The Art of Storytelling
Illustrates a New Path for Art+Design Students
By Mariel Loveland ’10
Purchase’s new illustration concentration isn’t just an academic expansion. It’s a sign
of the times.
We wake up, and most of us immediately start scrolling through our phones. We brush past dozens of marketing emails and advertisements. The pop-ups and TikToks and Instagram posts are all artfully designed to capture and hold our attention. Some of us might peel open The New Yorker, The Atlantic , or any of the dozens of other popular magazines, and look at illustrations as they wrap around headlines. Maybe some of us turn on the TV. Either way, everything we see is a form of graphic design, and everyone is trying to sell us a story.
This is something Hakan Topal, Chair of Purchase’s Graphic Design Program, saw reflected in the portfolios of prospective students: there had been a shift. Among the still lifes, paintings, and traditional works, he saw anime, cartoons, and other illustrations.
“Students really grow up with the cartoons, Japanese animation, 3D animation, video games—all of which are essentially illustrations,” he says. “So, they want to get involved in this area, and we didn’t have any structured way of serving our students.”
Topal helped recruit 15 students for the program’s maiden voyage in the fall, but it was a long time coming. The concentration, which resides within the Graphic Design BFA program, was initially spearheaded by Robin Lynch, the previous Graphic Design Chair, along with Visiting Assistant Professor Timothy Samara and Assistant Professor Benjamin Santiago.

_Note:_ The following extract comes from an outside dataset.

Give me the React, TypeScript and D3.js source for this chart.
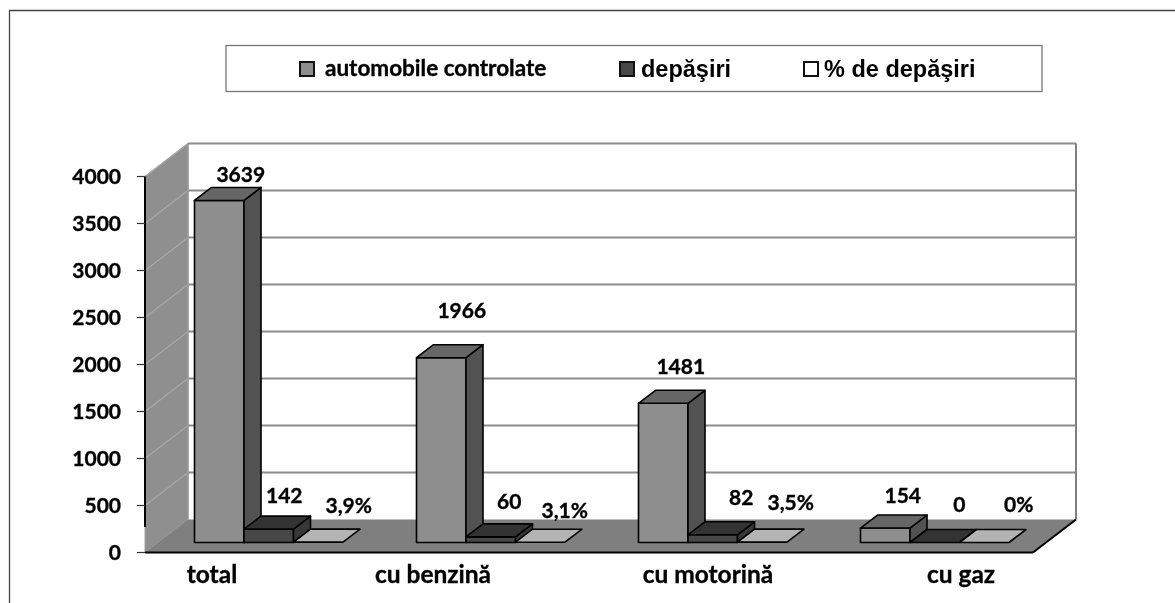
import React from "react";
import * as d3 from "d3";

const categories = ["total", "cu benzină", "cu motorină", "cu gaz"];
const controlate = [3639, 1966, 1481, 154];
const depasiri = [142, 60, 82, 0];
const procente = [3.9, 3.1, 3.5, 0];
const procentLabels = ["3,9%", "3,1%", "3,5%", "0%"];
const yTicks = [0, 500, 1000, 1500, 2000, 2500, 3000, 3500, 4000];
const legendLabels = ["automobile controlate", "depăşiri", "% de depăşiri"];

// layout
const W = 1175, H = 603;
const DX = 43, DY = -33;          // chart depth
const bdx = 17, bdy = -13;        // bar depth
const floorLift = 10;             // bars stand this far behind the front edge
const y = d3.scaleLinear().domain([0, 4000]).range([552.5, 176.5]);
const x = d3.scaleBand().domain(categories).range([145, 1033]);
const inner = d3.scaleBand().domain(["a", "b", "c"]).range([49.5, 198]);
const seriesStyle = [
  { front: "#8e8e8e", top: "#666666", side: "#525252" },
  { front: "#474747", top: "#333333", side: "#383838" },
  { front: "#b4b4b4", top: "#b4b4b4", side: "#999999" },
];
const seriesKeys = ["a", "b", "c"];
const seriesValues = [controlate, depasiri, procente];
// label centre offsets from the bar's front-top-centre
const labelOffsets = [
  [[21.5, -25], [15.5, -33], [30.5, -36]],
  [[20.5, -47], [18.5, -35], [24.5, -31]],
  [[17.5, -36], [28.5, -37], [28.5, -39]],
  [[17.5, -32], [24.5, -38], [34.5, -38]],
];
const catCenters = [212, 433, 708, 961];
const LABEL = "Lato, 'Open Sans', sans-serif";
const ARIAL = "'Liberation Sans', Arial, sans-serif";
const heavy = { stroke: "#000", strokeWidth: 0.35 };

const pts = (p: number[][]) => p.map(q => q.join(",")).join(" ");

function Bar({ x0, w, v, s }: { x0: number; w: number; v: number; s: any }) {
  const base = y(0) - floorLift;
  const h = y(0) - y(v);
  const top = base - h;
  return (
    <g stroke="#000" strokeWidth={1.6} strokeLinejoin="round">
      {h > 1 && <rect x={x0} y={top} width={w} height={h} fill={s.front} />}
      {h > 1 && <polygon points={pts([[x0 + w, top], [x0 + w + bdx, top + bdy], [x0 + w + bdx, base + bdy], [x0 + w, base]])} fill={s.side} />}
      <polygon points={pts([[x0, top], [x0 + w, top], [x0 + w + bdx, top + bdy], [x0 + bdx, top + bdy]])} fill={s.top} />
    </g>
  );
}

export default function App() {
  const x0 = x.range()[0], x1 = x.range()[1];
  const bw = inner.bandwidth();
  const top = y(4000);
  return (
    <svg width={W} height={H} viewBox={`0 0 ${W} ${H}`} style={{ position: "absolute", left: 0, top: 0, display: "block", background: "#fff" }}>
      <g style={{ filter: "blur(0.35px)" }}>
        {/* frame */}
        <path d={`M9.5 603V10.5H${W}`} fill="none" stroke="#444" strokeWidth={1.3} />
        {/* legend */}
        <rect x={226} y={45.5} width={816} height={46} fill="#fff" stroke="#777" strokeWidth={1.3} />
        <rect x={300} y={62} width={14} height={14} fill="#8e8e8e" stroke="#111" strokeWidth={2} />
        <text x={325} y={76} fontFamily={LABEL} fontWeight={700} fontSize={22.5} fill="#000" {...heavy}>{legendLabels[0]}</text>
        <rect x={620} y={62} width={14} height={14} fill="#474747" stroke="#111" strokeWidth={2} />
        <text x={641} y={76.5} fontFamily={ARIAL} fontWeight={700} fontSize={23.5} fill="#000">{legendLabels[1]}</text>
        <rect x={804} y={62} width={14} height={14} fill="#fff" stroke="#111" strokeWidth={2} />
        <text x={824} y={76.5} fontFamily={ARIAL} fontWeight={700} fontSize={23.5} fill="#000">{legendLabels[2]}</text>

        {/* walls */}
        <polygon points={pts([[x0, y(0)], [x0 + DX, y(0) + DY], [x0 + DX, top + DY], [x0, top]])} fill="#8f8f8f" stroke="#a0a0a0" strokeWidth={1} />
        <polygon points={pts([[x0, y(0)], [x0 + DX, y(0) + DY], [x1 + DX, y(0) + DY], [x1, y(0)]])} fill="#7f7f7f" />
        {yTicks.slice(1).map(t => (
          <g key={t} stroke="#8c8c8c" fill="none">
            <line x1={x0 + DX} x2={x1 + DX} y1={y(t) + DY} y2={y(t) + DY} strokeWidth={2} />
            <line x1={x0} x2={x0 + DX} y1={y(t)} y2={y(t) + DY} strokeWidth={1.3} stroke="#a8a8a8" />
          </g>
        ))}
        <line x1={x1 + DX} x2={x1 + DX} y1={top + DY} y2={y(0) + DY} stroke="#808080" strokeWidth={2} />
        <line x1={x0 + DX} x2={x0 + DX} y1={top + DY} y2={y(0) + DY} stroke="#9a9a9a" strokeWidth={1.5} />

        {/* axes */}
        <line x1={x0} x2={x0} y1={top} y2={527} stroke="#000" strokeWidth={2} />
        <line x1={x0} x2={x1} y1={y(0)} y2={y(0)} stroke="#000" strokeWidth={2} />
        <line x1={x1} x2={x1 + DX} y1={y(0)} y2={y(0) + DY} stroke="#000" strokeWidth={2} />
        {yTicks.map(t => (
          <g key={t}>
            <line x1={137} x2={x0} y1={y(t)} y2={y(t)} stroke="#333" strokeWidth={1.2} />
            <text x={121} y={y(t) + 7} textAnchor="end" fontFamily={LABEL} fontWeight={700} fontSize={21} fill="#000" {...heavy}>{t}</text>
          </g>
        ))}

        {/* bars */}
        {categories.map(c => seriesKeys.map((k, si) => (
          <Bar key={c + k} x0={x(c)! + inner(k)!} w={bw} v={seriesValues[si][categories.indexOf(c)]} s={seriesStyle[si]} />
        )))}

        {/* labels */}
        {categories.map((c, ci) => seriesKeys.map((k, si) => {
          const v = seriesValues[si][ci];
          const text = si === 2 ? procentLabels[ci] : String(v);
          const o = labelOffsets[ci][si];
          const cx = x(c)! + inner(k)! + bw / 2 + o[0];
          const cy = y(v) - floorLift + o[1];
          return (
            <text key={c + k} x={cx} y={cy + 7} textAnchor="middle" fontFamily={LABEL} fontWeight={700} fontSize={21} fill="#000" {...heavy}>{text}</text>
          );
        }))}

        {categories.map((c, i) => (
          <text key={c} x={catCenters[i]} y={583} textAnchor="middle" fontFamily={LABEL} fontWeight={700} fontSize={24.5} fill="#000" {...heavy}>{c}</text>
        ))}
      </g>
    </svg>
  );
}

After a national search, the School of Art+Design hired artist/designer Deena So Oteh, whose illustrations have been featured in The New York Times, Wall Street Journal, and The New Yorker, as a tenure-track Assistant Professor to lead the concentration. The goal? Help students learn the art of visual storytelling—whether it’s an illustration on the cover of a book, an animation in a social media advertisement, or a journalistic data visualization used in a documentary.

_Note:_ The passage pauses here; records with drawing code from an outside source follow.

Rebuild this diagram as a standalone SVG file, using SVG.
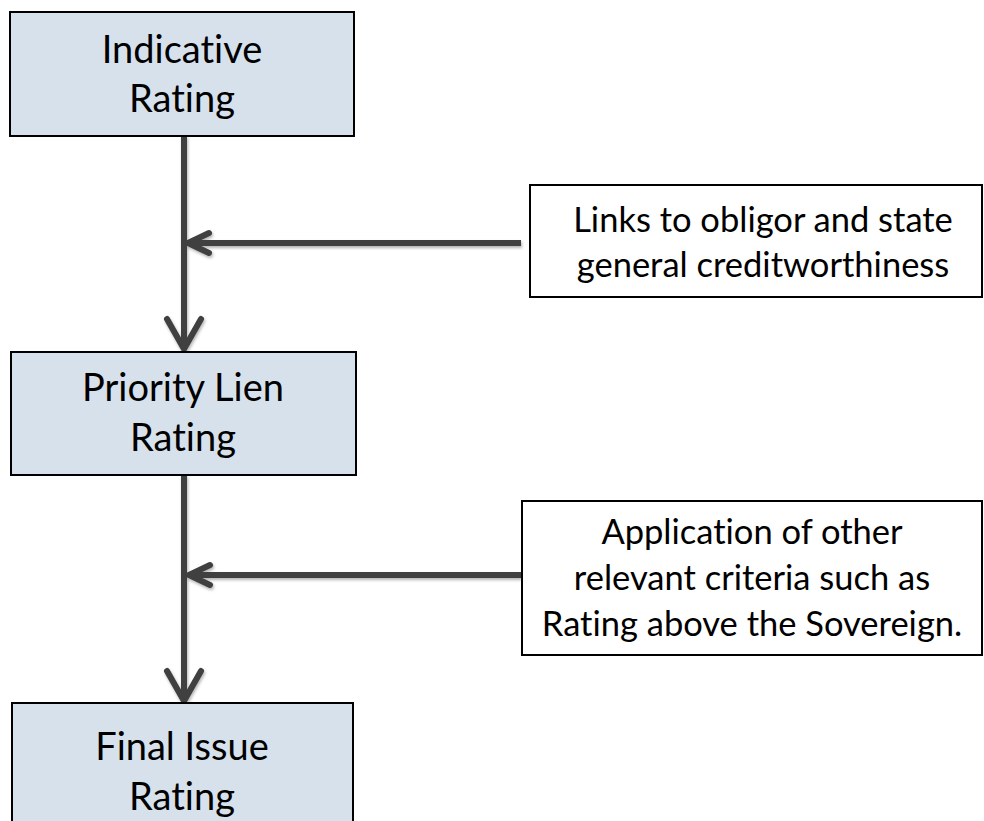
<svg xmlns="http://www.w3.org/2000/svg" width="984" height="821" viewBox="0 0 984 821">
  <style>
    .main { fill: #d7e1eb; stroke: #000; stroke-width: 2; }
    .note { fill: #fff; stroke: #000; stroke-width: 2; }
    .t1 { font-family: Lato, "Open Sans", sans-serif; font-size: 38px; fill: #000; text-anchor: middle; font-variant-ligatures: none; }
    .t2 { font-family: Lato, "Open Sans", sans-serif; font-size: 34.5px; fill: #000; text-anchor: middle; font-variant-ligatures: none; }
    .conn { stroke: #404040; stroke-width: 6; fill: none; }
  </style>
  <defs>
    <filter id="sh" x="-20%" y="-20%" width="140%" height="140%">
      <feDropShadow dx="1" dy="2" stdDeviation="1.5" flood-color="#000" flood-opacity="0.3"/>
    </filter>
    <marker id="big" markerUnits="userSpaceOnUse" viewBox="-36 -22 40 44" markerWidth="40" markerHeight="44" refX="-2" refY="0" orient="auto">
      <path d="M -30 -17 L 0 0 L -30 17" fill="none" stroke="#404040" stroke-width="6" stroke-linecap="round" stroke-linejoin="round"/>
    </marker>
    <marker id="small" markerUnits="userSpaceOnUse" viewBox="-26 -14 30 28" markerWidth="30" markerHeight="28" refX="-2" refY="0" orient="auto">
      <path d="M -21 -10 L 0 0 L -21 10" fill="none" stroke="#404040" stroke-width="6" stroke-linecap="round" stroke-linejoin="round"/>
    </marker>
  </defs>

  <g id="connectors" filter="url(#sh)">
    <path class="conn" d="M 184 136 L 184 347" marker-end="url(#big)"/>
    <path class="conn" d="M 184 475 L 184 699" marker-end="url(#big)"/>
    <path class="conn" d="M 521 243 L 190 243" marker-end="url(#small)"/>
    <path class="conn" d="M 521 575 L 191 575" marker-end="url(#small)"/>
  </g>

  <g id="indicative">
    <rect class="main" x="10" y="12" width="344" height="124"/>
    <text class="t1" x="182" y="63">Indicative</text>
    <text class="t1" x="182" y="112">Rating</text>
  </g>

  <g id="priority">
    <rect class="main" x="11" y="352" width="345" height="123"/>
    <text class="t1" x="183" y="401">Priority Lien</text>
    <text class="t1" x="183" y="451">Rating</text>
  </g>

  <g id="final">
    <rect class="main" x="12" y="703" width="341" height="130"/>
    <text class="t1" x="182" y="760">Final Issue</text>
    <text class="t1" x="182" y="810">Rating</text>
  </g>

  <g id="links">
    <rect class="note" x="530" y="185" width="452" height="112"/>
    <text class="t2" x="763" y="232">Links to obligor and state</text>
    <text class="t2" x="763" y="277">general creditworthiness</text>
  </g>

  <g id="application">
    <rect class="note" x="522" y="501" width="460" height="154"/>
    <text class="t2" x="752" y="544">Application of other</text>
    <text class="t2" x="752" y="590">relevant criteria such as</text>
    <text class="t2" x="752" y="636">Rating above the Sovereign.</text>
  </g>
</svg>
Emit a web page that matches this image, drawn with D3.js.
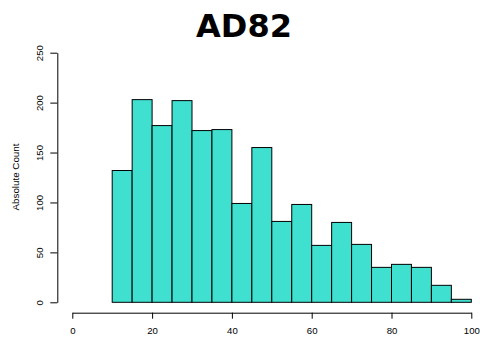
<!DOCTYPE html>
<html lang="en">
<head>
    <meta charset="UTF-8">
    <title>AD82</title>
    <script src="https://cdn.jsdelivr.net/npm/d3@7"></script>
    <style>
        body { margin: 0; background: #fff; }
        text { font-family: "Liberation Sans", Arial, sans-serif; }
    </style>
</head>
<body>
<script type="text/javascript">
    // histogram bins (width 5) and counts
    var binStarts = [10, 15, 20, 25, 30, 35, 40, 45, 50, 55, 60, 65, 70, 75, 80, 85, 90, 95];
    var counts = [132, 203, 177, 202, 172, 173, 99, 155, 81, 98, 57, 80, 58, 35, 38, 35, 17, 3];
    var binWidth = 5;
    var xTicks = [0, 20, 40, 60, 80, 100];
    var yTicks = [0, 50, 100, 150, 200, 250];

    var svg = d3.select('body').append('svg')
            .attr('width', 480)
            .attr('height', 343);

    var x = d3.scaleLinear().domain([0, 100]).range([72.3, 471.3]);
    var y = d3.scaleLinear().domain([0, 250]).range([302.3, 52.7]);

    // title
    svg.append('text')
            .attr('x', 244)
            .attr('y', 37)
            .attr('text-anchor', 'middle')
            .style('font-family', '"DejaVu Sans", sans-serif')
            .style('font-weight', 'bold')
            .style('font-size', '32px')
            .text('AD82');

    // bars
    svg.selectAll('rect.bar')
            .data(counts)
            .enter()
            .append('rect')
            .attr('class', 'bar')
            .attr('x', function (d, i) { return x(binStarts[i]); })
            .attr('y', function (d) { return y(d); })
            .attr('width', function (d, i) { return x(binStarts[i] + binWidth) - x(binStarts[i]); })
            .attr('height', function (d) { return y(0) - y(d); })
            .attr('fill', '#40E0D0')
            .attr('stroke', '#000')
            .attr('stroke-width', 1);

    // x axis
    var xAxis = d3.axisBottom(x).tickValues(xTicks).tickSize(6).tickSizeOuter(0).tickPadding(8);
    var gx = svg.append('g')
            .attr('transform', 'translate(0,312.7)')
            .call(xAxis);
    gx.selectAll('text').style('font-size', '9.6px').attr('fill', '#000')
            .style('font-family', '"Liberation Sans", Arial, sans-serif');
    gx.select('.domain').attr('stroke', '#000');

    // y axis with rotated labels
    var yAxis = d3.axisLeft(y).tickValues(yTicks).tickSize(7).tickSizeOuter(0).tickPadding(0);
    var gy = svg.append('g')
            .attr('transform', 'translate(57.3,0)')
            .call(yAxis);
    gy.selectAll('.tick text')
            .attr('x', 0).attr('dy', 0)
            .attr('text-anchor', 'middle')
            .attr('transform', 'translate(-14,0) rotate(-90)')
            .attr('fill', '#000')
            .style('font-size', '9.6px')
            .style('font-family', '"Liberation Sans", Arial, sans-serif');
    gy.select('.domain').attr('stroke', '#000');

    // y label
    svg.append('text')
            .attr('transform', 'translate(18.5,177) rotate(-90)')
            .attr('text-anchor', 'middle')
            .style('font-size', '9.8px')
            .text('Absolute Count');
</script>
</body>
</html>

“We don’t want to be a traditional illustration program,” says Topal, “but we want to make sure that we are providing skillsets for the future illustrators.”
Topal is an engineer-turned-artist. He studied engineering as an undergrad, earned a master’s in Gender and Women’s Studies from Middle East Technical University, and then went on to receive a PhD in Sociology from The New School for Social Research. It shouldn’t be surprising that his artistic approach blends analytical tools with creativity—like the brutalist-inspired home he designed in Turkey, which was featured in Dwell (“Construction Diary: An Artist Plays Architect to Design a Brutalist-Inspired Family Home in Turkey” on dwell.com).

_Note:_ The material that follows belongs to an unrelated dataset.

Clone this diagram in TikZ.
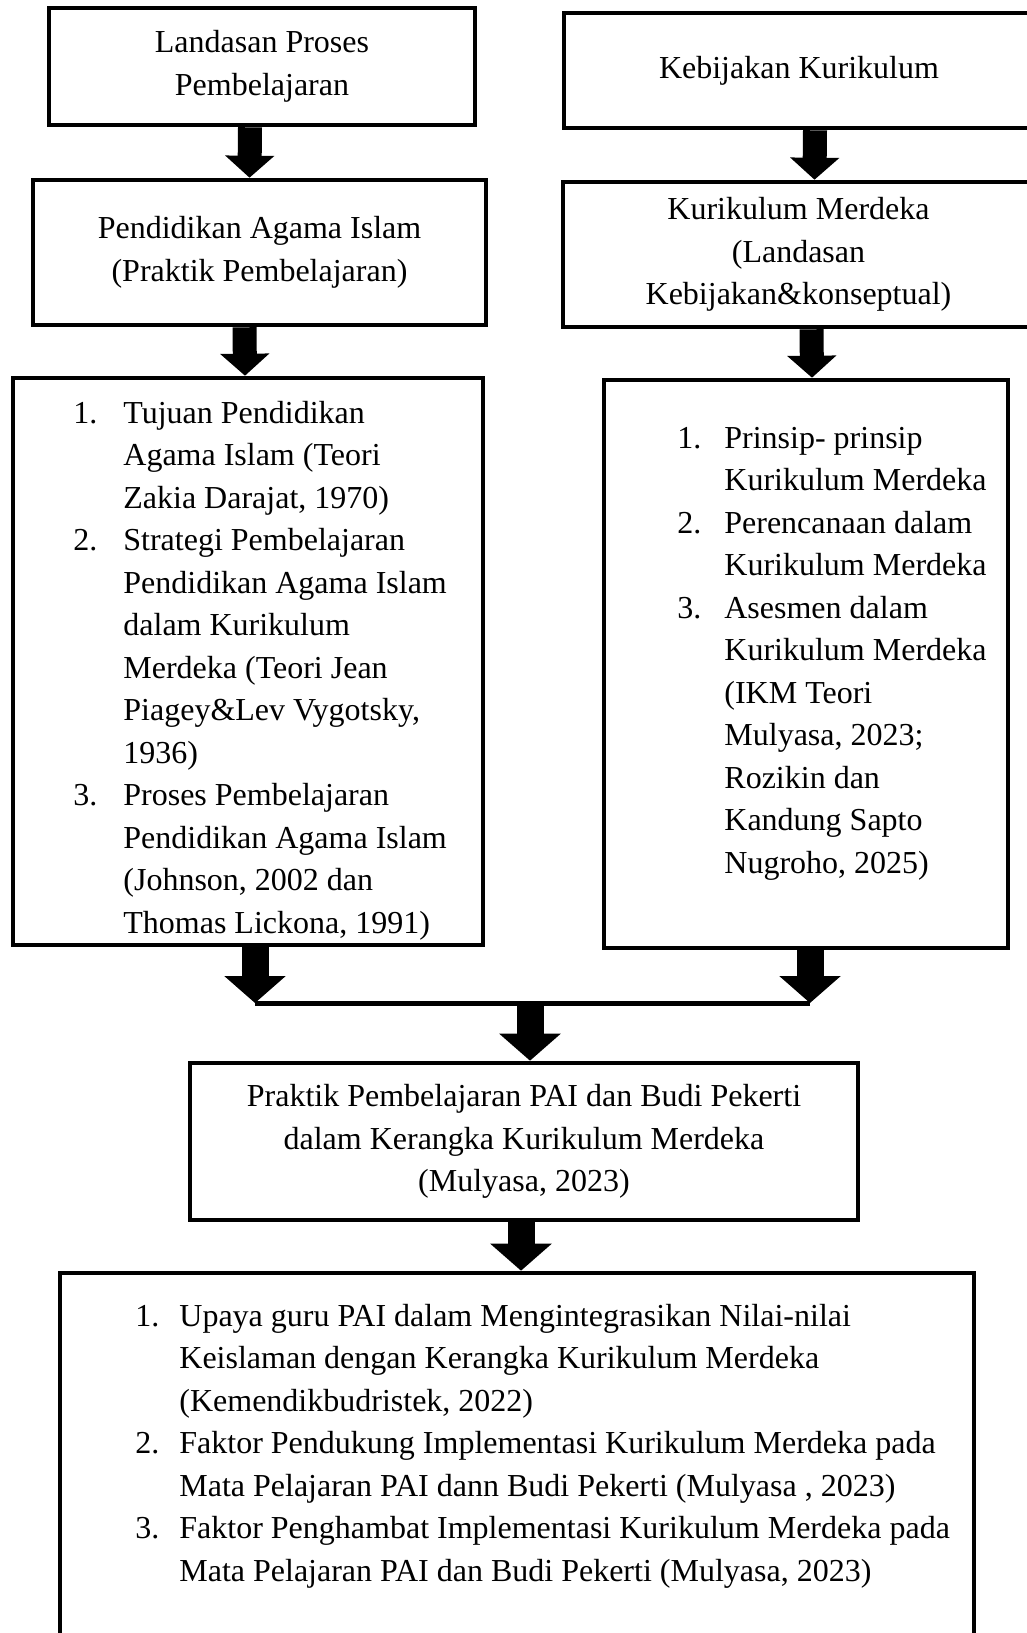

That approach is not far from what he sets out to do with the program. “The idea of design,” he says, “is based on solving problems. … We want our students to be expressive and explore new ideas, but also, we want them to engage in an ever-changing design field defined by an active professional community.”
The illustration concentration kicked off this fall. Students from the School of Art+Design can apply once they have completed their shared first-year Foundations curriculum.